Lee Pomfret

Personal information
- Full name: Lee Pomfret
- Born: 8 December 1957 (age 67) Canterbury, New South Wales, Australia

Playing information
- Position: Fullback, Halfback, Centre, Wing
Club
| Years | Team | Pld | T | G | FG | P |
| 1977 | St. George | 2 | 0 | 0 | 0 | 0 |
| 1980–81 | Canterbury-Bankstown | 15 | 4 | 0 | 0 | 12 |
| 1982–83 | Illawarra Steelers | 31 | 12 | 0 | 0 | 42 |
|  | Total | 48 | 16 | 0 | 0 | 54 |
- Source: As of 26 February 2019

= Lee Pomfret =

Australian rugby league footballer

Lee Pomfret (born 8 December 1957) is an Australian former professional rugby league footballer who played in the 1970s and 1980s. Pomfret was a foundation player for Illawarra playing in the club's first game.

==Background==
Pomfret was born in Canterbury, New South Wales and played his junior rugby league for the Peakhurst Hawks.

==Playing career==
Pomfret made his first grade debut for St George in Round 1 1977 against Penrith at Kogarah Oval. St George went on to win the premiership in 1977 but Pomfret was not a member of the grand final winning team.

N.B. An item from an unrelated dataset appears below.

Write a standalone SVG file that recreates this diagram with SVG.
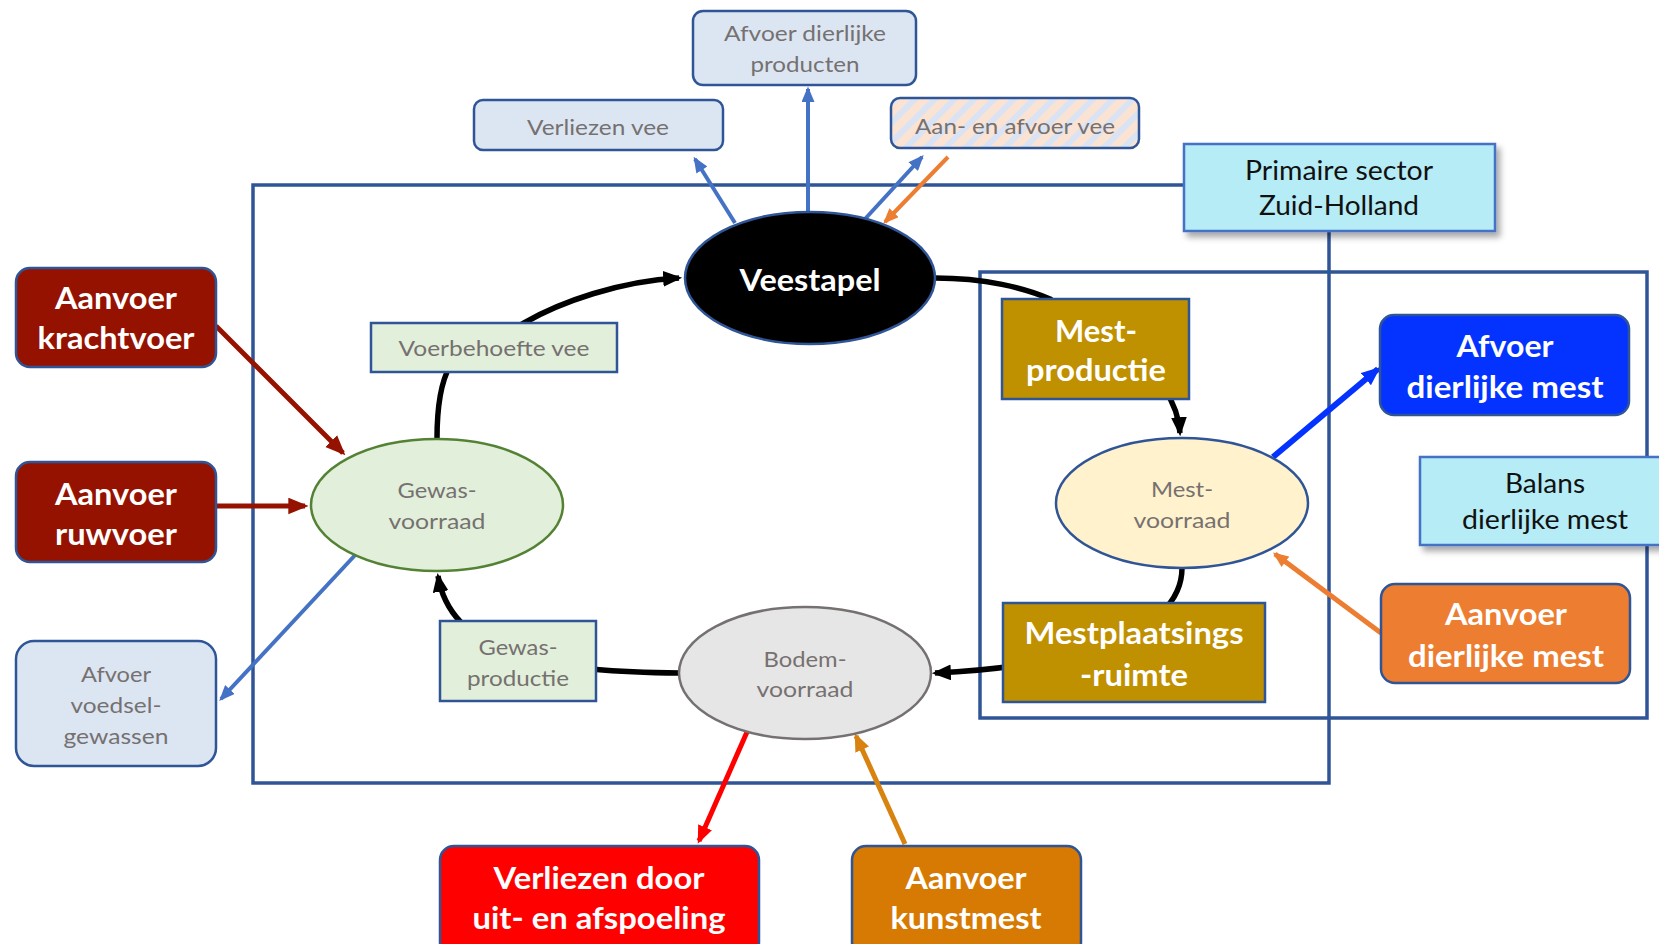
<svg xmlns="http://www.w3.org/2000/svg" width="1659" height="944" viewBox="0 0 1659 944">
<style>
.frame{fill:none;stroke:#2f5597;stroke-width:3.5}
.box{stroke:#2f5597;stroke-width:2.5}
.lb{fill:#dce6f3}
.lg{fill:#e2efda}
.cy{fill:#b5ecf6;stroke:#4472c4;stroke-width:2.5}
.gt{font-family:Lato,"Open Sans",sans-serif;font-size:21px;fill:#767171;text-anchor:middle}
.bt{font-family:Lato,"Open Sans",sans-serif;font-weight:bold;font-size:31px;fill:#fff;text-anchor:middle}
.kt{font-family:Lato,"Open Sans",sans-serif;font-size:27px;fill:#111;text-anchor:middle}
.c{fill:none;stroke-linecap:butt}
</style>
<defs>
<marker id="ahk" viewBox="0 0 12 10" refX="10" refY="5" markerWidth="19" markerHeight="16" markerUnits="userSpaceOnUse" orient="auto"><path d="M0,0 L12,5 L0,10 z" fill="#000"/></marker>
<marker id="ahb" viewBox="0 0 12 10" refX="10" refY="5" markerWidth="16" markerHeight="13" markerUnits="userSpaceOnUse" orient="auto"><path d="M0,0 L12,5 L0,10 z" fill="#4472c4"/></marker>
<marker id="aho" viewBox="0 0 12 10" refX="10" refY="5" markerWidth="16" markerHeight="13" markerUnits="userSpaceOnUse" orient="auto"><path d="M0,0 L12,5 L0,10 z" fill="#ed7d31"/></marker>
<marker id="ahr" viewBox="0 0 12 10" refX="10" refY="5" markerWidth="20" markerHeight="17" markerUnits="userSpaceOnUse" orient="auto"><path d="M0,0 L12,5 L0,10 z" fill="#951200"/></marker>
<marker id="ahbb" viewBox="0 0 12 10" refX="10" refY="5" markerWidth="19" markerHeight="16" markerUnits="userSpaceOnUse" orient="auto"><path d="M0,0 L12,5 L0,10 z" fill="#0433ff"/></marker>
<marker id="ahred" viewBox="0 0 12 10" refX="10" refY="5" markerWidth="18" markerHeight="15" markerUnits="userSpaceOnUse" orient="auto"><path d="M0,0 L12,5 L0,10 z" fill="#ff0000"/></marker>
<marker id="ahkm" viewBox="0 0 12 10" refX="10" refY="5" markerWidth="18" markerHeight="15" markerUnits="userSpaceOnUse" orient="auto"><path d="M0,0 L12,5 L0,10 z" fill="#d8820f"/></marker>
<pattern id="hatch" patternUnits="userSpaceOnUse" width="14" height="14" patternTransform="rotate(45)">
<rect width="14" height="14" fill="#fbe3d3"/>
<rect width="6" height="14" fill="#dae3f3"/>
</pattern>
<filter id="sh" x="-10%" y="-10%" width="130%" height="140%">
<feDropShadow dx="4" dy="5" stdDeviation="3" flood-color="#000" flood-opacity="0.35"/>
</filter>
</defs>

<g id="frames">
<rect class="frame" x="253" y="185" width="1076" height="598"/>
<rect class="frame" x="980" y="272" width="667" height="446"/>
</g>

<g id="connectors">
<path class="c" d="M437,439 C437,400 442,380 450,366 L524,323 C560,302 620,281 679,278" stroke="#000" stroke-width="5.5" marker-end="url(#ahk)"/>
<path class="c" d="M935,278 C985,278 1025,288 1050,299 L1165,390 C1175,405 1179,418 1180,433" stroke="#000" stroke-width="5.5" marker-end="url(#ahk)"/>
<path class="c" d="M1182,568 C1182,640 1050,668 935,673" stroke="#000" stroke-width="5.5" marker-end="url(#ahk)"/>
<path class="c" d="M680,673 C560,672 452,660 438,576" stroke="#000" stroke-width="5.5" marker-end="url(#ahk)"/>
<line class="c" x1="735" y1="223" x2="695" y2="159" stroke="#4472c4" stroke-width="4" marker-end="url(#ahb)"/>
<line class="c" x1="808" y1="214" x2="808" y2="89" stroke="#4472c4" stroke-width="4" marker-end="url(#ahb)"/>
<line class="c" x1="865" y1="219" x2="922" y2="157" stroke="#4472c4" stroke-width="4" marker-end="url(#ahb)"/>
<line class="c" x1="948" y1="157" x2="885" y2="222" stroke="#ed7d31" stroke-width="4" marker-end="url(#aho)"/>
<line class="c" x1="216" y1="326" x2="343" y2="453" stroke="#951200" stroke-width="5" marker-end="url(#ahr)"/>
<line class="c" x1="216" y1="506" x2="305" y2="506" stroke="#951200" stroke-width="5" marker-end="url(#ahr)"/>
<line class="c" x1="358" y1="552" x2="221" y2="699" stroke="#4472c4" stroke-width="4" marker-end="url(#ahb)"/>
<line class="c" x1="1273" y1="457" x2="1378" y2="369" stroke="#0433ff" stroke-width="6" marker-end="url(#ahbb)"/>
<line class="c" x1="1381" y1="633" x2="1275" y2="554" stroke="#ed7d31" stroke-width="5" marker-end="url(#aho)"/>
<line class="c" x1="747" y1="732" x2="699" y2="841" stroke="#ff0000" stroke-width="5" marker-end="url(#ahred)"/>
<line class="c" x1="905" y1="844" x2="856" y2="736" stroke="#d8820f" stroke-width="5" marker-end="url(#ahkm)"/>
</g>

<g id="primaire-sector">
<rect class="cy" x="1184" y="144" width="311" height="87" filter="url(#sh)"/>
<text class="kt" x="1339" y="180" textLength="188" lengthAdjust="spacingAndGlyphs">Primaire sector</text>
<text class="kt" x="1339" y="215" textLength="160" lengthAdjust="spacingAndGlyphs">Zuid-Holland</text>
</g>
<g id="balans">
<rect class="cy" x="1420" y="457" width="250" height="88" filter="url(#sh)"/>
<text class="kt" x="1545" y="493" textLength="80" lengthAdjust="spacingAndGlyphs">Balans</text>
<text class="kt" x="1545" y="529" textLength="166" lengthAdjust="spacingAndGlyphs">dierlijke mest</text>
</g>

<g id="afvoer-dierlijke-producten">
<rect class="box lb" x="693" y="11" width="223" height="74" rx="10"/>
<text class="gt" x="805" y="41" textLength="162" lengthAdjust="spacingAndGlyphs">Afvoer dierlijke</text>
<text class="gt" x="805" y="72" textLength="109" lengthAdjust="spacingAndGlyphs">producten</text>
</g>
<g id="verliezen-vee">
<rect class="box lb" x="474" y="100" width="249" height="50" rx="9"/>
<text class="gt" x="598" y="135" textLength="142" lengthAdjust="spacingAndGlyphs">Verliezen vee</text>
</g>
<g id="aan-en-afvoer-vee">
<rect class="box" x="891" y="98" width="248" height="50" rx="9" fill="url(#hatch)"/>
<text class="gt" x="1015" y="134" textLength="200" lengthAdjust="spacingAndGlyphs">Aan- en afvoer vee</text>
</g>

<g id="veestapel">
<ellipse cx="810" cy="278" rx="125" ry="66" fill="#000" stroke="#2f5597" stroke-width="2.5"/>
<text class="bt" x="810" y="291" textLength="141" lengthAdjust="spacingAndGlyphs">Veestapel</text>
</g>

<g id="voerbehoefte-vee">
<rect class="box lg" x="371" y="323" width="246" height="49"/>
<text class="gt" x="494" y="356" textLength="191" lengthAdjust="spacingAndGlyphs">Voerbehoefte vee</text>
</g>

<g id="gewas-voorraad">
<ellipse cx="437" cy="505" rx="126" ry="66" fill="#e2efda" stroke="#548235" stroke-width="2.5"/>
<text class="gt" x="437" y="498" textLength="79" lengthAdjust="spacingAndGlyphs">Gewas-</text>
<text class="gt" x="437" y="529" textLength="97" lengthAdjust="spacingAndGlyphs">voorraad</text>
</g>

<g id="mest-productie">
<rect class="box" x="1002" y="299" width="187" height="100" fill="#bf9000"/>
<text class="bt" x="1096" y="342" textLength="82" lengthAdjust="spacingAndGlyphs">Mest-</text>
<text class="bt" x="1096" y="381" textLength="140" lengthAdjust="spacingAndGlyphs">productie</text>
</g>

<g id="mest-voorraad">
<ellipse cx="1182" cy="503" rx="126" ry="65" fill="#fff2cc" stroke="#2f5597" stroke-width="2.5"/>
<text class="gt" x="1182" y="497" textLength="62" lengthAdjust="spacingAndGlyphs">Mest-</text>
<text class="gt" x="1182" y="528" textLength="97" lengthAdjust="spacingAndGlyphs">voorraad</text>
</g>

<g id="mestplaatsingsruimte">
<rect class="box" x="1003" y="603" width="262" height="99" fill="#bf9000"/>
<text class="bt" x="1134" y="644" textLength="219" lengthAdjust="spacingAndGlyphs">Mestplaatsings</text>
<text class="bt" x="1134" y="686" textLength="108" lengthAdjust="spacingAndGlyphs">-ruimte</text>
</g>

<g id="gewas-productie">
<rect class="box lg" x="440" y="621" width="156" height="80"/>
<text class="gt" x="518" y="655" textLength="79" lengthAdjust="spacingAndGlyphs">Gewas-</text>
<text class="gt" x="518" y="686" textLength="102" lengthAdjust="spacingAndGlyphs">productie</text>
</g>

<g id="bodem-voorraad">
<ellipse cx="805" cy="673" rx="126" ry="66" fill="#e7e6e6" stroke="#767171" stroke-width="2.5"/>
<text class="gt" x="805" y="667" textLength="83" lengthAdjust="spacingAndGlyphs">Bodem-</text>
<text class="gt" x="805" y="697" textLength="97" lengthAdjust="spacingAndGlyphs">voorraad</text>
</g>

<g id="aanvoer-krachtvoer">
<rect class="box" x="16" y="268" width="200" height="99" rx="14" fill="#951200"/>
<text class="bt" x="116" y="309" textLength="122" lengthAdjust="spacingAndGlyphs">Aanvoer</text>
<text class="bt" x="116" y="349" textLength="157" lengthAdjust="spacingAndGlyphs">krachtvoer</text>
</g>
<g id="aanvoer-ruwvoer">
<rect class="box" x="16" y="462" width="200" height="100" rx="14" fill="#951200"/>
<text class="bt" x="116" y="505" textLength="122" lengthAdjust="spacingAndGlyphs">Aanvoer</text>
<text class="bt" x="116" y="545" textLength="122" lengthAdjust="spacingAndGlyphs">ruwvoer</text>
</g>
<g id="afvoer-voedselgewassen">
<rect class="box lb" x="16" y="641" width="200" height="125" rx="18"/>
<text class="gt" x="116" y="682" textLength="70" lengthAdjust="spacingAndGlyphs">Afvoer</text>
<text class="gt" x="116" y="713" textLength="91" lengthAdjust="spacingAndGlyphs">voedsel-</text>
<text class="gt" x="116" y="744" textLength="105" lengthAdjust="spacingAndGlyphs">gewassen</text>
</g>

<g id="afvoer-dierlijke-mest">
<rect class="box" x="1380" y="315" width="249" height="100" rx="14" fill="#0433ff"/>
<text class="bt" x="1505" y="357" textLength="97" lengthAdjust="spacingAndGlyphs">Afvoer</text>
<text class="bt" x="1505" y="398" textLength="197" lengthAdjust="spacingAndGlyphs">dierlijke mest</text>
</g>
<g id="aanvoer-dierlijke-mest">
<rect class="box" x="1381" y="584" width="249" height="99" rx="14" fill="#ed7d31"/>
<text class="bt" x="1506" y="625" textLength="122" lengthAdjust="spacingAndGlyphs">Aanvoer</text>
<text class="bt" x="1506" y="667" textLength="196" lengthAdjust="spacingAndGlyphs">dierlijke mest</text>
</g>

<g id="verliezen-uit-afspoeling">
<rect class="box" x="440" y="846" width="319" height="110" rx="14" fill="#ff0000"/>
<text class="bt" x="599" y="889" textLength="211" lengthAdjust="spacingAndGlyphs">Verliezen door</text>
<text class="bt" x="599" y="929" textLength="253" lengthAdjust="spacingAndGlyphs">uit- en afspoeling</text>
</g>
<g id="aanvoer-kunstmest">
<rect class="box" x="852" y="846" width="229" height="110" rx="14" fill="#d67a03"/>
<text class="bt" x="966" y="889" textLength="121" lengthAdjust="spacingAndGlyphs">Aanvoer</text>
<text class="bt" x="966" y="929" textLength="151" lengthAdjust="spacingAndGlyphs">kunstmest</text>
</g>
</svg>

In 1980, Pomfret joined Canterbury-Bankstown and made 10 appearances in his first year at the club. Pomfret played in 2 finals games but was not selected in the grand final team which defeated Eastern Suburbs to win their first premiership in 38 years.

In 1982, Pomfret joined newly admitted Illawarra and played in the club's first ever game which was against Penrith at WIN Stadium and ended in a 17–7 loss. Pomfret looked set to cement his first grade place at fullback with I’warra in 1982 but in a match against Wests he was left with a broken nose and fractured cheekbone after an altercation with opposing forward Bob Cooper.

Pomfret played with Illawarra up until the end of the 1983 season before retiring.